··· Collected data

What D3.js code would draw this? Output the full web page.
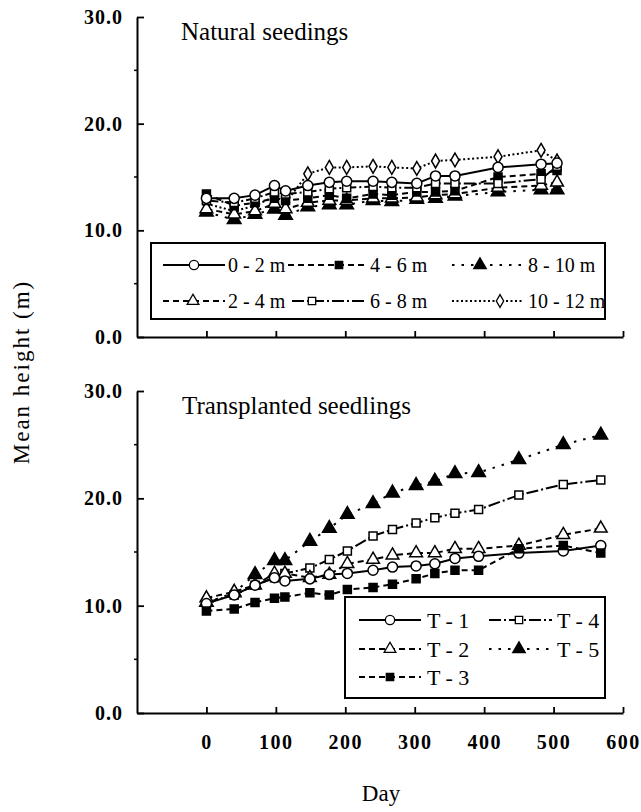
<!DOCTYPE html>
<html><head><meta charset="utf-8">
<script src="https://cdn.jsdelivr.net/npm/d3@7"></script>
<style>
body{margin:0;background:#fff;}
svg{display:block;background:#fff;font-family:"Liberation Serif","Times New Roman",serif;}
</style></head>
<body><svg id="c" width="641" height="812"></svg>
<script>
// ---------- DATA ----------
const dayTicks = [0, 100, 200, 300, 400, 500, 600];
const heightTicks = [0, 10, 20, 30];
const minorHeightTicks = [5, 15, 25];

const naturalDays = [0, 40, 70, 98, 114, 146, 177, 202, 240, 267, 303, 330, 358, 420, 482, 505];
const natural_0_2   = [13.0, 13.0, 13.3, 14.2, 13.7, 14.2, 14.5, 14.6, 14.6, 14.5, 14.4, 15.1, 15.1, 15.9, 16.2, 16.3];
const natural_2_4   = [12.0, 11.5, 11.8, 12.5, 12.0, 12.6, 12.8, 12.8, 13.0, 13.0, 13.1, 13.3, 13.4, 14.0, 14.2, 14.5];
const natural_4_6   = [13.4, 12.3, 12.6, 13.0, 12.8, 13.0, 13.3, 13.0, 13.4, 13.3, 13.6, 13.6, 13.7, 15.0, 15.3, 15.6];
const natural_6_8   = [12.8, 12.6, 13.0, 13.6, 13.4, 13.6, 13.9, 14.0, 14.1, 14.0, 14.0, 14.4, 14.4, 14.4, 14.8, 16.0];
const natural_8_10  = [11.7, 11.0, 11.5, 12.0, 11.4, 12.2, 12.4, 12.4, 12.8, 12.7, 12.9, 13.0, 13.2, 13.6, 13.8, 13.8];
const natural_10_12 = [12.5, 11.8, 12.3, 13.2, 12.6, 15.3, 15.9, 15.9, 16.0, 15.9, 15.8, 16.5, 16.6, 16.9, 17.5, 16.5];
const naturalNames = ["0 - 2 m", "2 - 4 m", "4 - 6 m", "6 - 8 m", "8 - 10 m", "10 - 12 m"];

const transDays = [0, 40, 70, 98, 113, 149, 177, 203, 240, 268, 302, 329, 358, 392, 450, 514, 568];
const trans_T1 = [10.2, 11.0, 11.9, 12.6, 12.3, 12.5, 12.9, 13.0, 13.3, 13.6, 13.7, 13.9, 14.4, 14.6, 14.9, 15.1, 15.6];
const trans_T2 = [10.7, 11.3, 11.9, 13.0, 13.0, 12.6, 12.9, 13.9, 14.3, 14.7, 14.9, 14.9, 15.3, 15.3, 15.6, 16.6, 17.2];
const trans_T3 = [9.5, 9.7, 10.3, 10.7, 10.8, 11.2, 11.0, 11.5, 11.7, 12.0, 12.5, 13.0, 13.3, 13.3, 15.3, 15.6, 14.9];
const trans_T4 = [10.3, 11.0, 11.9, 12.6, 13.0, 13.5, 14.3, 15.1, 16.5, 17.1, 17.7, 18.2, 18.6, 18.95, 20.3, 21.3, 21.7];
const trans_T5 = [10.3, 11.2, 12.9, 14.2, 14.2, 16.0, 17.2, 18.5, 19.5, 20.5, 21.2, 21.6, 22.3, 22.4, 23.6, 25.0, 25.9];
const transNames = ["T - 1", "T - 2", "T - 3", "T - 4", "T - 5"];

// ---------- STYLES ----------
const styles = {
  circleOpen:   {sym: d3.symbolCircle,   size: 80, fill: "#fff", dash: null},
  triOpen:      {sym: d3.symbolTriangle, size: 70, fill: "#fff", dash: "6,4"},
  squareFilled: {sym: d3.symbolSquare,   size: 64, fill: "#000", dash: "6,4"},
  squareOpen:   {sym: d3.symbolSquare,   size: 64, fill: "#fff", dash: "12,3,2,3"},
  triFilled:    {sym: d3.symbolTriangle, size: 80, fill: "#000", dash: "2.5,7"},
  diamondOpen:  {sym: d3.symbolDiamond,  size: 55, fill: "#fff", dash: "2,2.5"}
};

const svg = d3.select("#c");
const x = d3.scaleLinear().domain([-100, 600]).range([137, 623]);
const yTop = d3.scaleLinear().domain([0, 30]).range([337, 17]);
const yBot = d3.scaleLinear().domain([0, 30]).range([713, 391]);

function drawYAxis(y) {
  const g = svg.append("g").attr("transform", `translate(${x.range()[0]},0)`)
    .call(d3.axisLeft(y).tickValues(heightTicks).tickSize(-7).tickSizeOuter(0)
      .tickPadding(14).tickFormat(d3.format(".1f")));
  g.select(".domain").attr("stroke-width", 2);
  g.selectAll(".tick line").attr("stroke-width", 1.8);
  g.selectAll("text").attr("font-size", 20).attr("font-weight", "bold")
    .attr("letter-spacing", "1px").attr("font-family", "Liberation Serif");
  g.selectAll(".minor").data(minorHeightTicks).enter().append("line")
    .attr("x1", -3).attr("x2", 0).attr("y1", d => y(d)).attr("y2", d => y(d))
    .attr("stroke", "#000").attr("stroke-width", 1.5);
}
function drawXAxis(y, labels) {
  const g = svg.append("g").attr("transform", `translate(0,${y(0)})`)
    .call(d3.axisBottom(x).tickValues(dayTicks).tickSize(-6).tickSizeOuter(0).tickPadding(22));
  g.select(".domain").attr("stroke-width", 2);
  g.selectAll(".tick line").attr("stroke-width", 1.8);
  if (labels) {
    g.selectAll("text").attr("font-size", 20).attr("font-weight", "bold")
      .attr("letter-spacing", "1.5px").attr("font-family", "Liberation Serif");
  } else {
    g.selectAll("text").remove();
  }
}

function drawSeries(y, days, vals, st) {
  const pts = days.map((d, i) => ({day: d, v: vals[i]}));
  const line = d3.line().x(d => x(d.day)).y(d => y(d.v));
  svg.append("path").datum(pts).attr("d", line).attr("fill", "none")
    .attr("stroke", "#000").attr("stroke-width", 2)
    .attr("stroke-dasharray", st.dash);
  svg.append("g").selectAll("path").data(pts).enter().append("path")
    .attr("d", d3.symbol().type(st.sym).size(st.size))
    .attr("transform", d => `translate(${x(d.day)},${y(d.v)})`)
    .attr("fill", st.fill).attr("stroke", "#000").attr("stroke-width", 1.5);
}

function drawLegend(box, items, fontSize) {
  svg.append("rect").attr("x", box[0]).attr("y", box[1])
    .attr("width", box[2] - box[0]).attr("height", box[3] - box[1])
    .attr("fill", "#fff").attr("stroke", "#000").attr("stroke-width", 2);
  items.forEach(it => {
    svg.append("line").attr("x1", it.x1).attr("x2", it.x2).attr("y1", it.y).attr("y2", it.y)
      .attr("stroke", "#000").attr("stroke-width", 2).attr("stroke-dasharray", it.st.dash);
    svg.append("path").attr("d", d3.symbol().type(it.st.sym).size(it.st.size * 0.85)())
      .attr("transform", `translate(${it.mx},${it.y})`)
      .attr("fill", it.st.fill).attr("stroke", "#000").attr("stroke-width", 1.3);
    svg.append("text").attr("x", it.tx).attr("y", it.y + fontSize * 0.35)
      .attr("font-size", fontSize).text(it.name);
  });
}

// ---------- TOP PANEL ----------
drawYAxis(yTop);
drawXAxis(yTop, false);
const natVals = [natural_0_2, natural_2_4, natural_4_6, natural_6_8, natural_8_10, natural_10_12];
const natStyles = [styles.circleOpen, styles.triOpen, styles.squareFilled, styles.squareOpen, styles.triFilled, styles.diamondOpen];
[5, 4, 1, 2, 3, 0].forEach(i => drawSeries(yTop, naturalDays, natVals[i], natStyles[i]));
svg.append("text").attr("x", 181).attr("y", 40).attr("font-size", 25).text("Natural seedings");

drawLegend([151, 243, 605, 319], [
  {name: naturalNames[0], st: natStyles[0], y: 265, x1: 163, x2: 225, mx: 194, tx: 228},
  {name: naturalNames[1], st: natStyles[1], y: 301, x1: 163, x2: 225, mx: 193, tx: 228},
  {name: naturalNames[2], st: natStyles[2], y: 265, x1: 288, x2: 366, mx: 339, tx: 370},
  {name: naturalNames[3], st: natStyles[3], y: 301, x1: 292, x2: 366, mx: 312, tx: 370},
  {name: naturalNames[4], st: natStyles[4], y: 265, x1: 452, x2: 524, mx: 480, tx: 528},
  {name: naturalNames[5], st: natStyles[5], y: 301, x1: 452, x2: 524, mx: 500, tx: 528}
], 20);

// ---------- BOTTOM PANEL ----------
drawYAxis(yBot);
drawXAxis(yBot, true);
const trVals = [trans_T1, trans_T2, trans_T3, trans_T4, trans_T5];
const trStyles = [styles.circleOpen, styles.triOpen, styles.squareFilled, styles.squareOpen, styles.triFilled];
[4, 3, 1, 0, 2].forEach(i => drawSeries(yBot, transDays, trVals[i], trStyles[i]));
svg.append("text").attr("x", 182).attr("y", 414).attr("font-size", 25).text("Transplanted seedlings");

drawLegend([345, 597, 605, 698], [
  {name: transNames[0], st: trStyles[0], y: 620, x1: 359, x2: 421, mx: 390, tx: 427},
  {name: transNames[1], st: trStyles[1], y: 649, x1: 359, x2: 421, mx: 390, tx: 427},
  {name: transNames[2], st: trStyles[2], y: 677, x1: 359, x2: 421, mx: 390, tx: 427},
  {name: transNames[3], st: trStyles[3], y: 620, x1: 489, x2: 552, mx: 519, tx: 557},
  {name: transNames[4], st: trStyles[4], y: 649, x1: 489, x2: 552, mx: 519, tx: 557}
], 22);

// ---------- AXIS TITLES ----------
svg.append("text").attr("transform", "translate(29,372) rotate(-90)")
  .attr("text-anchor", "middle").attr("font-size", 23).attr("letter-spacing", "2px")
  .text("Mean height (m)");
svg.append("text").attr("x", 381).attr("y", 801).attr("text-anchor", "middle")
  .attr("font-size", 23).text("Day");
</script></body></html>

······

* [Task] Write out exactly the lines between the start of the data and the line with "const minorHeightTicks = [5, 15, 25];", including both, but none of the pictures.

* [Full response]
What D3.js code would draw this? Output the full web page.
<!DOCTYPE html>
<html><head><meta charset="utf-8">
<script src="https://cdn.jsdelivr.net/npm/d3@7"></script>
<style>
body{margin:0;background:#fff;}
svg{display:block;background:#fff;font-family:"Liberation Serif","Times New Roman",serif;}
</style></head>
<body><svg id="c" width="641" height="812"></svg>
<script>
// ---------- DATA ----------
const dayTicks = [0, 100, 200, 300, 400, 500, 600];
const heightTicks = [0, 10, 20, 30];
const minorHeightTicks = [5, 15, 25];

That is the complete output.